Desde antes de alcanzar la mayoría de edad se dedicó a trabajar, trabajar y trabajar. También a las relaciones públicas, que en su caso fueron relaciones políticas. Estructuró un sistema para convivir a punta de lealtades, con fieles informantes en cada esquina. La fama de líder resuelto, con carácter y pasión por la microgerencia le trajo aún más prestigio. Su control territorial empezó en un barrio y creció hasta abarcar una geografía del tamaño de una patria. Llegó a tener en su bolsillo a concejales, alcaldes, congresistas y miembros de la policía. Posaba con el jet set, mientras en el sótano se reunía con traquetos, sicarios y hombres armados. Buenos muchachos que terminaron en la cárcel. O muertos.
Con uno de esos personajes tuvo un incidente que lo marcó: en un bar se emborrachó y le lanzó un piropo a una mujer, que resultó ser la hermana de un mafioso. Éste le exigió que se disculpara y él le respondió “tranquilízate, colega, que estoy bromeando”. El tipo, sin decir “te voy a dar en la cara, marica”, le lanzó un navajazo en el rostro. La cicatriz se ve en las fotos que lo muestran de perfil.
Durante años la opinión estuvo dividida: para muchos fue el primer delincuente de la nación, poderoso y protegido; para otros fue un prohombre de corazón grande, un Robin Hood hecho a pulso: el líder de la cruzada contra la hecatombe.
Su biografía recorrió todos los capítulos del Código Penal.

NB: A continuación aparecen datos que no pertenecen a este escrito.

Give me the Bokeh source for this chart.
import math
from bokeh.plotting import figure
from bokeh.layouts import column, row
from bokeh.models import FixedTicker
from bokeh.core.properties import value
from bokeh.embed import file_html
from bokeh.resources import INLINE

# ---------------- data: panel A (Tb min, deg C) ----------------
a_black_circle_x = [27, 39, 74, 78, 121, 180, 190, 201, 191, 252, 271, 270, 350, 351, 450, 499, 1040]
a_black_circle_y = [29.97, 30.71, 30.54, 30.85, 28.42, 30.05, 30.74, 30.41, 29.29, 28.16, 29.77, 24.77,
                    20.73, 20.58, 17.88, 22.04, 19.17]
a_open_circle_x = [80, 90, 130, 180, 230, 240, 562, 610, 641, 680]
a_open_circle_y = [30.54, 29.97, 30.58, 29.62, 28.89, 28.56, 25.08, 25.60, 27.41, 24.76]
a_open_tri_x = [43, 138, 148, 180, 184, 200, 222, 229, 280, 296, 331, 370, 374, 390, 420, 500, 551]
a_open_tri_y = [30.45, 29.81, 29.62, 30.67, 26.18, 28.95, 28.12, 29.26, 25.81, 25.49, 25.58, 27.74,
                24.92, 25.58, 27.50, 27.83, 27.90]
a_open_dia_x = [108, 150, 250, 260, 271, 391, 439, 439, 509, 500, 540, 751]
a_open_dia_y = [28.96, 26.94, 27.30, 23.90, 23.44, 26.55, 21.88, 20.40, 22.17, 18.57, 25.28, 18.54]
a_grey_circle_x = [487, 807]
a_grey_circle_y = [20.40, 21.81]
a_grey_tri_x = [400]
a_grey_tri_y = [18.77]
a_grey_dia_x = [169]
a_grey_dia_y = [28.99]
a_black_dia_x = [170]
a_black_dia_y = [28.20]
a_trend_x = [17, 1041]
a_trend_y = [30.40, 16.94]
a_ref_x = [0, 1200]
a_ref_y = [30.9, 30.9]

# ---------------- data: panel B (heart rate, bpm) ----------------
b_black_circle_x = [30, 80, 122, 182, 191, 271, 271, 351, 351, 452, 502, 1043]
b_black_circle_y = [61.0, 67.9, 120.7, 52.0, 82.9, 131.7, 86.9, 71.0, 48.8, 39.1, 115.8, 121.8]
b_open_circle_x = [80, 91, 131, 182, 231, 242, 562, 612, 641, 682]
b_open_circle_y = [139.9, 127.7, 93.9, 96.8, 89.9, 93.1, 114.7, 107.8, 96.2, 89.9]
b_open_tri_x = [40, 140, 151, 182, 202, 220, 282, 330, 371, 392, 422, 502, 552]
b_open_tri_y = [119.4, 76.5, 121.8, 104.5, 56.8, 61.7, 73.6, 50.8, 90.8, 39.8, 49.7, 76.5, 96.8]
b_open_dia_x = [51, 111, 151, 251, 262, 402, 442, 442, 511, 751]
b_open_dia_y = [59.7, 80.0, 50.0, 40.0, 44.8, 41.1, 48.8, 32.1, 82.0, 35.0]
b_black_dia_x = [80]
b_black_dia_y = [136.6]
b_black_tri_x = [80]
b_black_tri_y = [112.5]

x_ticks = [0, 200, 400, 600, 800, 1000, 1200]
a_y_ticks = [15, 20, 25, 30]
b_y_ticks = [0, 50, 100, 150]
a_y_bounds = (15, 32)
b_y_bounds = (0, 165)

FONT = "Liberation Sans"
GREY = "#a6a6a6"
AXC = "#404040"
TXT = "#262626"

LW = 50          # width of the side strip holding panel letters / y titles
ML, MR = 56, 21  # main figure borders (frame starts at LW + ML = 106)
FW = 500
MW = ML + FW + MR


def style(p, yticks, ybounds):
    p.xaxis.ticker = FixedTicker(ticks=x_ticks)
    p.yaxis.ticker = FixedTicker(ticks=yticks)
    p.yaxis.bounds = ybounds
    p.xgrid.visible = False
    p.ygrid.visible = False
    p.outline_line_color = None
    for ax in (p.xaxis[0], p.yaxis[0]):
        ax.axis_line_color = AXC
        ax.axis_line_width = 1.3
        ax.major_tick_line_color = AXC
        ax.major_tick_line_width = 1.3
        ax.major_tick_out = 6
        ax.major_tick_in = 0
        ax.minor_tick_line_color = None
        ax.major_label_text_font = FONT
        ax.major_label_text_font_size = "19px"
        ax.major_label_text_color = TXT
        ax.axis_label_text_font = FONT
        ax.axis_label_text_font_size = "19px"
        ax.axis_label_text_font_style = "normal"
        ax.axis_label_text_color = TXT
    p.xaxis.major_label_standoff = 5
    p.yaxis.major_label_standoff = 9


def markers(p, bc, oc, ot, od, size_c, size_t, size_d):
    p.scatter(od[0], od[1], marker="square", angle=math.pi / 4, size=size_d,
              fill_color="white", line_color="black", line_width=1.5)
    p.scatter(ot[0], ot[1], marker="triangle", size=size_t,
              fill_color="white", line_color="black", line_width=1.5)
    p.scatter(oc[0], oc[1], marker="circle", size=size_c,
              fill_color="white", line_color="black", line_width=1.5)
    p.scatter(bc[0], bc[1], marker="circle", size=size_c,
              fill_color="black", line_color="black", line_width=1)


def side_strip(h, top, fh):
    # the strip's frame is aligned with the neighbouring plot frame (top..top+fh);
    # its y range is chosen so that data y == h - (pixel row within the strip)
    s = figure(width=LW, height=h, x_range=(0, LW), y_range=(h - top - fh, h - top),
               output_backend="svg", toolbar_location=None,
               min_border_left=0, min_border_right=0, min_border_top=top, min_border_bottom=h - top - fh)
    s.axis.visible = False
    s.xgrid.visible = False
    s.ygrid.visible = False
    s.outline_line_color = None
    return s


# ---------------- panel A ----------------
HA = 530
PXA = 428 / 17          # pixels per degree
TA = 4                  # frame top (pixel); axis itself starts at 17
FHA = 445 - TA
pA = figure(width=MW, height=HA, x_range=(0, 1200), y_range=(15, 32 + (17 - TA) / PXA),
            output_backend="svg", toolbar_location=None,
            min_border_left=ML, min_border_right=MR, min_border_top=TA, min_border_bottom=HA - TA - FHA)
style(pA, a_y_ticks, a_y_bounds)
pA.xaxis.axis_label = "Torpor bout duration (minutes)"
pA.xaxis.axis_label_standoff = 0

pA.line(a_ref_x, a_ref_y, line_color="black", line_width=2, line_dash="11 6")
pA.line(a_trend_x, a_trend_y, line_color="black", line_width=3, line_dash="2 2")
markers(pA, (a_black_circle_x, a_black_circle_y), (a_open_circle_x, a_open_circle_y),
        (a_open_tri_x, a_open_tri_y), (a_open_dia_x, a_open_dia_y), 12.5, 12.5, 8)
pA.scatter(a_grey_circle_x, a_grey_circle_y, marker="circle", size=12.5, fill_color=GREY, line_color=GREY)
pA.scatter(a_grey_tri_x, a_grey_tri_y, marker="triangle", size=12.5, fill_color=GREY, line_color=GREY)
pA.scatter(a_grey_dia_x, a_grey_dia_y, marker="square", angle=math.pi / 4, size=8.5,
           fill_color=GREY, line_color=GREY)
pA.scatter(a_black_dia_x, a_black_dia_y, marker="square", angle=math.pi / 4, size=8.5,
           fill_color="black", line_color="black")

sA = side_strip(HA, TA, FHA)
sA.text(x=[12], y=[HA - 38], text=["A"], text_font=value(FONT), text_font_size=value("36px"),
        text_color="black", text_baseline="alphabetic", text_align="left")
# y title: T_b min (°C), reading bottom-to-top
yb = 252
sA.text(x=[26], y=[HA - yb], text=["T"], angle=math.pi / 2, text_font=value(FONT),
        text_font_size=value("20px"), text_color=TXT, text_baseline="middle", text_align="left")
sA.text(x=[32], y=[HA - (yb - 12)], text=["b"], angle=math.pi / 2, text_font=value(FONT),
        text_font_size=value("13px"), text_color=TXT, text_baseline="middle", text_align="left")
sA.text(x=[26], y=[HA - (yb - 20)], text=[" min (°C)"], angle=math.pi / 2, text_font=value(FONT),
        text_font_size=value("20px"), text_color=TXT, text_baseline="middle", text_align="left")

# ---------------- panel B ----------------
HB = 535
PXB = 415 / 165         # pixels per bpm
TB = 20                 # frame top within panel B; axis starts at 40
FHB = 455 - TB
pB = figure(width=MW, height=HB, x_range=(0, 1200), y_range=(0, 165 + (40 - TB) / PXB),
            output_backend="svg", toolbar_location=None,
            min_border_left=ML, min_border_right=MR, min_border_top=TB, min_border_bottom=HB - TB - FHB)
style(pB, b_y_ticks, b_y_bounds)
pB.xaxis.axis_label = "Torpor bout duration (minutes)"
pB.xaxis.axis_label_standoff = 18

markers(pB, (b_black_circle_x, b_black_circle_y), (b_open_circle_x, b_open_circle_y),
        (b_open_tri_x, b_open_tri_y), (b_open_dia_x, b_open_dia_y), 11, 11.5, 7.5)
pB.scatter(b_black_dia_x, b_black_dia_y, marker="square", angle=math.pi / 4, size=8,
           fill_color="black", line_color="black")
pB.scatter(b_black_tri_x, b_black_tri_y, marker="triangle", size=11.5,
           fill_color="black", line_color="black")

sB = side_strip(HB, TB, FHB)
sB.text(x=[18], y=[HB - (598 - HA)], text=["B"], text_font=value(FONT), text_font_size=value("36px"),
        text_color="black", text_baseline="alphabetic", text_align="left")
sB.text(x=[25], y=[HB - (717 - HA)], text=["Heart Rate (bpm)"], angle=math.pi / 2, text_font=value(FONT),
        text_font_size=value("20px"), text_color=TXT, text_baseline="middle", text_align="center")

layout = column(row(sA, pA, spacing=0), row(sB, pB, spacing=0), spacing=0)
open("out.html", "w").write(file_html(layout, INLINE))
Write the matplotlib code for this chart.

Su nombre fue la respuesta a la pregunta “¿quién dio la orden?”. De Él se rumoraron delitos sexuales, tráfico de sustancias prohibidas, homicidios, masacres y desapariciones. Pero una cosa es sospechar y otra probar, y por eso su caída fue inesperada, incluso para sus “abogangsters”: lo procesaron por un asunto menor en comparación con su prontuario de leyenda y fue condenado por una justicia incapaz de acusarlo por sus crímenes grandes, pero al menos ágil para impedir que quedara libre por prescripción.
Al Capone pasó varios años en prisión y murió en 1947, perdido en la demencia y con múltiples complicaciones derivadas de la sífilis. Ni su dinero ni su poder ni sus herederos pudieron lavarle su cara cortada. Hoy nadie presume su inocencia y la historia lo recuerda como lo que fue: un delincuente.